Only the lines from the top of the listing below to the line that has "0.018, 0.006, 0];" should be echoed, with both ends kept and pictures left out.

## START

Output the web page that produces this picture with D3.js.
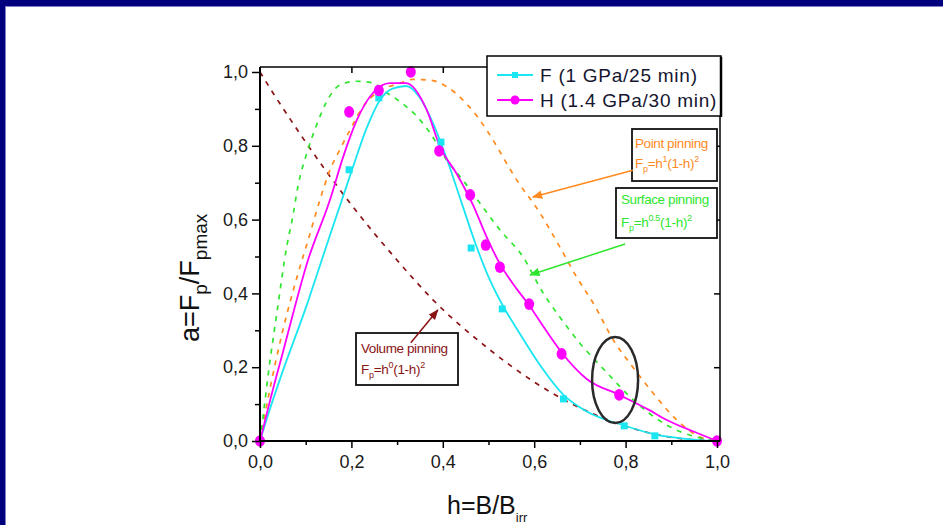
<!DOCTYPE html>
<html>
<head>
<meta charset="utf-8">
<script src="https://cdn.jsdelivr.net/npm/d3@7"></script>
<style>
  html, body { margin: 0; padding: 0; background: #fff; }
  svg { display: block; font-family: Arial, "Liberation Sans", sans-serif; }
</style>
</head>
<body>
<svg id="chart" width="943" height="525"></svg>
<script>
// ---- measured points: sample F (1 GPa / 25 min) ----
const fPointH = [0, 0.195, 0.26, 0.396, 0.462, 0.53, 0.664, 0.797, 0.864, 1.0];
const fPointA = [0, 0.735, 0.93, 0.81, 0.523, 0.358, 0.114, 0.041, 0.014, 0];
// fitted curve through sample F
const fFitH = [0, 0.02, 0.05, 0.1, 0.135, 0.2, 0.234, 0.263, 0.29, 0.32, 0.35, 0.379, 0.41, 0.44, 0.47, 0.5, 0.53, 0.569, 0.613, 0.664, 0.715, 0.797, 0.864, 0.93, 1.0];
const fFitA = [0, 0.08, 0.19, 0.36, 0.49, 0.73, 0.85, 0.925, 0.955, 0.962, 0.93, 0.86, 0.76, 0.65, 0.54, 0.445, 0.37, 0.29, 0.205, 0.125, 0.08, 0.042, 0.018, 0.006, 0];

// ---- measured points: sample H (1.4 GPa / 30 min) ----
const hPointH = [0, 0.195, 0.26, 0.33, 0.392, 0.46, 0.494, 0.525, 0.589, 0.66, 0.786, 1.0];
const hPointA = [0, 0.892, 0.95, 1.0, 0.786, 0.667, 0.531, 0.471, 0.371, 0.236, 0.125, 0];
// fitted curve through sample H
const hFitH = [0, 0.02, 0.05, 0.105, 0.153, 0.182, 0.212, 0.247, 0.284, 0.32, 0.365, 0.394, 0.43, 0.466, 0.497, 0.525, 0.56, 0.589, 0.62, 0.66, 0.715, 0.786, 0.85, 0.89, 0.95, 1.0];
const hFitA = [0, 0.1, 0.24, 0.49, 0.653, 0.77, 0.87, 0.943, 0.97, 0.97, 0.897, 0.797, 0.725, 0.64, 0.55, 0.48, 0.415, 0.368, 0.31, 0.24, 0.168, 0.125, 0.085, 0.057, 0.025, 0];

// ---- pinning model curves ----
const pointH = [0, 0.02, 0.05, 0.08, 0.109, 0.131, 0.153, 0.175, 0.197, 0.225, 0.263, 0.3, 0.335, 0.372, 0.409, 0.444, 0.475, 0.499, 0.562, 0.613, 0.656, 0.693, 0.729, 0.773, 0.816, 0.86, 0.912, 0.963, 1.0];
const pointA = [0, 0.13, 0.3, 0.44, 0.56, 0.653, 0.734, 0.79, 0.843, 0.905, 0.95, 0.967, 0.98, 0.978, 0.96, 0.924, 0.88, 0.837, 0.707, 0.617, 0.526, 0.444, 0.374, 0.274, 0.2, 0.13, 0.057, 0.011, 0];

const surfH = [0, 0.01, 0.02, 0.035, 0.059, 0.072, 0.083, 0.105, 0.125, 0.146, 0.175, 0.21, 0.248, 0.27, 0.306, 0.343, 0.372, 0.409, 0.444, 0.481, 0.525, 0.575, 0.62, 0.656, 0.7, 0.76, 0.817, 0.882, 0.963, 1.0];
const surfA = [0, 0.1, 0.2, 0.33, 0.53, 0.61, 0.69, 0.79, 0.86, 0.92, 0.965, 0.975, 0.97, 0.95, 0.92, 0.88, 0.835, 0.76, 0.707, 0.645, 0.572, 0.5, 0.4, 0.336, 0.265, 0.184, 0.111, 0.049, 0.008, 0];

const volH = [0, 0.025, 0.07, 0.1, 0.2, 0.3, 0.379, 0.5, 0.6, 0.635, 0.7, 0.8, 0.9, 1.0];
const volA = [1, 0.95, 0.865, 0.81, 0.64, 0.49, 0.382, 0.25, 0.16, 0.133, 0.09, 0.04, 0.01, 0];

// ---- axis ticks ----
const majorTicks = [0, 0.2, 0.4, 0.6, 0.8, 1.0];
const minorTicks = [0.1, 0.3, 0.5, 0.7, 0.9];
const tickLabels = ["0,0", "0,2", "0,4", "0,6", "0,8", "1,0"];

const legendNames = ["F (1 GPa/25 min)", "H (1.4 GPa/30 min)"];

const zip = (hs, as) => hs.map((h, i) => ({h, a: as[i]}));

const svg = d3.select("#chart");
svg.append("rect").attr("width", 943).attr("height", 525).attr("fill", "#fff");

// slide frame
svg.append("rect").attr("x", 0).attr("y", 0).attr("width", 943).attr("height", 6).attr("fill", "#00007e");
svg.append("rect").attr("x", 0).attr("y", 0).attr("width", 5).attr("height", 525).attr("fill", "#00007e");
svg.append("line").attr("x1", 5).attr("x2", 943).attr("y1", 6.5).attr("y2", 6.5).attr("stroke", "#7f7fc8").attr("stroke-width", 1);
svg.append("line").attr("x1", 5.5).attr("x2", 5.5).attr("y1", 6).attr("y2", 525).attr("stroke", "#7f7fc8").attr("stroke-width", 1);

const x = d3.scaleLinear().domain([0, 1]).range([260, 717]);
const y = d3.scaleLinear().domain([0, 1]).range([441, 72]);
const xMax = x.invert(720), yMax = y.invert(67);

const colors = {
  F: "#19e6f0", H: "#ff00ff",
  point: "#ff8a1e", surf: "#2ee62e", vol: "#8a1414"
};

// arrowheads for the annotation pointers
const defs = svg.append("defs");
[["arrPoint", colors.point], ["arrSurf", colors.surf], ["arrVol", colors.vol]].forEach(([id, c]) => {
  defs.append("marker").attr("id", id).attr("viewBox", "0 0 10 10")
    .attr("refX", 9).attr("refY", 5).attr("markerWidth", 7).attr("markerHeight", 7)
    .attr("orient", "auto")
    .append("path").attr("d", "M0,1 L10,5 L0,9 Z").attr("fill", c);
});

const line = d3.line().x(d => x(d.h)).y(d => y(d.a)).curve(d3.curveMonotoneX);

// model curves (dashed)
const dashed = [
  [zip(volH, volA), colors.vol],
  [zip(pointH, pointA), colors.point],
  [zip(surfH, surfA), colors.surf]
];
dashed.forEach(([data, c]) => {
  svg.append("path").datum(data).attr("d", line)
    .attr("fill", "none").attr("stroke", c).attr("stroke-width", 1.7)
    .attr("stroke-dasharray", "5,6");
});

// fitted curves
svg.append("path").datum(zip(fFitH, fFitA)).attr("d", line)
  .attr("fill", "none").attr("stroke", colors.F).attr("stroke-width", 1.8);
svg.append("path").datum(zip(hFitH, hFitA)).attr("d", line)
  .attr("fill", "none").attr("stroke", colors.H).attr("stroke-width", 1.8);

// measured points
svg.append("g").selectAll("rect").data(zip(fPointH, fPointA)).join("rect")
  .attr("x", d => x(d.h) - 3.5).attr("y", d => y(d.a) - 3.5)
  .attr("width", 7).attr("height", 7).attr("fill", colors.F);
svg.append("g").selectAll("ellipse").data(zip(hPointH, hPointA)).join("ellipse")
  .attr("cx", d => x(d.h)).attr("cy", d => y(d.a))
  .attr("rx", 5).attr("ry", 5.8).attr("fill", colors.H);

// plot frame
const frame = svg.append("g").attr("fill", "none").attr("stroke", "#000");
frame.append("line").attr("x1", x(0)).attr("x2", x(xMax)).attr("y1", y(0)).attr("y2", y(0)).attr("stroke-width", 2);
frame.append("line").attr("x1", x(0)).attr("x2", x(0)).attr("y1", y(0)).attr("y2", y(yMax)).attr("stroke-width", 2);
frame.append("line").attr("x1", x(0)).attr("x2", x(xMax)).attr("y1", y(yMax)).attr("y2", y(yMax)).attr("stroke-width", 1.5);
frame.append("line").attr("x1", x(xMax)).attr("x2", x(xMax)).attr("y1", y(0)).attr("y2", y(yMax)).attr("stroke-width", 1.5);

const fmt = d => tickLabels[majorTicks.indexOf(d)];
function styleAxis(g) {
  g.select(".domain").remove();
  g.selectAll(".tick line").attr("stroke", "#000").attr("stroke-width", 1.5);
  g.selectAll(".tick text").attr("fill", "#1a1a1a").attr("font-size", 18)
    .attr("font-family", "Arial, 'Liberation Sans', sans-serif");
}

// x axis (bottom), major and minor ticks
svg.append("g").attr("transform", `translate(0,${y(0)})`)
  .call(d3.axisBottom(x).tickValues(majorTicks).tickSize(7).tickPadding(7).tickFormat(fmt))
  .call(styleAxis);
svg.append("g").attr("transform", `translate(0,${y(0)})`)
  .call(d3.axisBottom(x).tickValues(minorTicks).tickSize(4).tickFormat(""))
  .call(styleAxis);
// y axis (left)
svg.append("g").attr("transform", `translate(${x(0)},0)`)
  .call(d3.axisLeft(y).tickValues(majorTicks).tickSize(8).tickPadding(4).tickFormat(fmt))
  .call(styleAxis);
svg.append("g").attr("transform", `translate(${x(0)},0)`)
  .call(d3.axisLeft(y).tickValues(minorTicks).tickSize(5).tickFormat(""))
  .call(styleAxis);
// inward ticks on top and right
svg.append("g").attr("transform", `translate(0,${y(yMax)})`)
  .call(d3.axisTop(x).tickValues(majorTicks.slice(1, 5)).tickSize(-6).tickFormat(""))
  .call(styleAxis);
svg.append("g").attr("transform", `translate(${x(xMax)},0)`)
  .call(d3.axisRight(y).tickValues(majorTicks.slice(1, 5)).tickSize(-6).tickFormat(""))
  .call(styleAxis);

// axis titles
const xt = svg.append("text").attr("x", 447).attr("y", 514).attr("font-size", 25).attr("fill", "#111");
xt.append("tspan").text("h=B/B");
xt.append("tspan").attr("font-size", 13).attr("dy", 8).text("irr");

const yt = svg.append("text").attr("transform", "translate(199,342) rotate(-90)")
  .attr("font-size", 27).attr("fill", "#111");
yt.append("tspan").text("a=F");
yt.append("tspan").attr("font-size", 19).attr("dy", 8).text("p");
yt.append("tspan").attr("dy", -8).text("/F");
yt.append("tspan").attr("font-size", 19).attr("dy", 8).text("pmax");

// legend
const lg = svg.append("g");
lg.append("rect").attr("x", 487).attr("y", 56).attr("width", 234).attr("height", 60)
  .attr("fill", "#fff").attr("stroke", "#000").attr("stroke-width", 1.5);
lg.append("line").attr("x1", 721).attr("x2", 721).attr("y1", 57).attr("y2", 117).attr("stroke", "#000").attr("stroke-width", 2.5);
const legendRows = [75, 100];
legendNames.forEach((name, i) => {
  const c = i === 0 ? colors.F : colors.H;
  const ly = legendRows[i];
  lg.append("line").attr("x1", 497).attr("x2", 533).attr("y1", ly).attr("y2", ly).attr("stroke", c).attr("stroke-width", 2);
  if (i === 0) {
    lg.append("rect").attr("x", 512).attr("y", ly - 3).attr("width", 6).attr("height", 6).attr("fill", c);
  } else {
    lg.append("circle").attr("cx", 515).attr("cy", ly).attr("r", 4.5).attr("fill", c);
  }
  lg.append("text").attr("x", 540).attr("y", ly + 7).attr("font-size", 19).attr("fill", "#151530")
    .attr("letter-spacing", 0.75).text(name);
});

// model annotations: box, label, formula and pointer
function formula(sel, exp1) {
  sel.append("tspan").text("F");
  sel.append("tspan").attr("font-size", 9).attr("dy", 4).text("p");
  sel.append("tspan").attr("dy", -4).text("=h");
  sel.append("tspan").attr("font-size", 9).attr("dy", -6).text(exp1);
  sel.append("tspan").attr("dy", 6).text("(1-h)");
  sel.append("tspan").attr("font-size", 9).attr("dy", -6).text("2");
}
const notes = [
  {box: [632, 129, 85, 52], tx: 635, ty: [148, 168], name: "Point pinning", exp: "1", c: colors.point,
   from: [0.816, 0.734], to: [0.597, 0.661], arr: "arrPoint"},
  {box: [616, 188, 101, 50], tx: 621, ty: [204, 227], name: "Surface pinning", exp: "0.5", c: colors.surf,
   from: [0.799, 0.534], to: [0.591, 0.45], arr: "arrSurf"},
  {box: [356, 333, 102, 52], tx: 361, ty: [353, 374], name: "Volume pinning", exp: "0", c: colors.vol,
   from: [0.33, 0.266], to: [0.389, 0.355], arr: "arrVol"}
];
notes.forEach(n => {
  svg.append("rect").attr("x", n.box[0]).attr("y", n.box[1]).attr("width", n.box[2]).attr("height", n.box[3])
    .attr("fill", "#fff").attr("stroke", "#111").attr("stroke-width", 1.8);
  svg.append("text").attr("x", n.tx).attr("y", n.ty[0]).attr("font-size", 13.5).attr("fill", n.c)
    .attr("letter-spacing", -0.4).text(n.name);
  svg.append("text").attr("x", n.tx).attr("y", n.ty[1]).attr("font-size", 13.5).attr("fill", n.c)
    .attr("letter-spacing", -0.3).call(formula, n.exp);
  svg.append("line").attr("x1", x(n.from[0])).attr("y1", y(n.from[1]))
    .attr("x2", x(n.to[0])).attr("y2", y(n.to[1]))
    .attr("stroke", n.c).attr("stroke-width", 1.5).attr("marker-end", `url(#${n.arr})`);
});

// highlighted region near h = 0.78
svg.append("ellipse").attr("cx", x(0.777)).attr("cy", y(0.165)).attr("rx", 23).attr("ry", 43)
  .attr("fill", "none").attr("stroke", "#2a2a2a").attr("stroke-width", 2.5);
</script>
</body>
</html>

## END

Answer:
Output the web page that produces this picture with D3.js.
<!DOCTYPE html>
<html>
<head>
<meta charset="utf-8">
<script src="https://cdn.jsdelivr.net/npm/d3@7"></script>
<style>
  html, body { margin: 0; padding: 0; background: #fff; }
  svg { display: block; font-family: Arial, "Liberation Sans", sans-serif; }
</style>
</head>
<body>
<svg id="chart" width="943" height="525"></svg>
<script>
// ---- measured points: sample F (1 GPa / 25 min) ----
const fPointH = [0, 0.195, 0.26, 0.396, 0.462, 0.53, 0.664, 0.797, 0.864, 1.0];
const fPointA = [0, 0.735, 0.93, 0.81, 0.523, 0.358, 0.114, 0.041, 0.014, 0];
// fitted curve through sample F
const fFitH = [0, 0.02, 0.05, 0.1, 0.135, 0.2, 0.234, 0.263, 0.29, 0.32, 0.35, 0.379, 0.41, 0.44, 0.47, 0.5, 0.53, 0.569, 0.613, 0.664, 0.715, 0.797, 0.864, 0.93, 1.0];
const fFitA = [0, 0.08, 0.19, 0.36, 0.49, 0.73, 0.85, 0.925, 0.955, 0.962, 0.93, 0.86, 0.76, 0.65, 0.54, 0.445, 0.37, 0.29, 0.205, 0.125, 0.08, 0.042, 0.018, 0.006, 0];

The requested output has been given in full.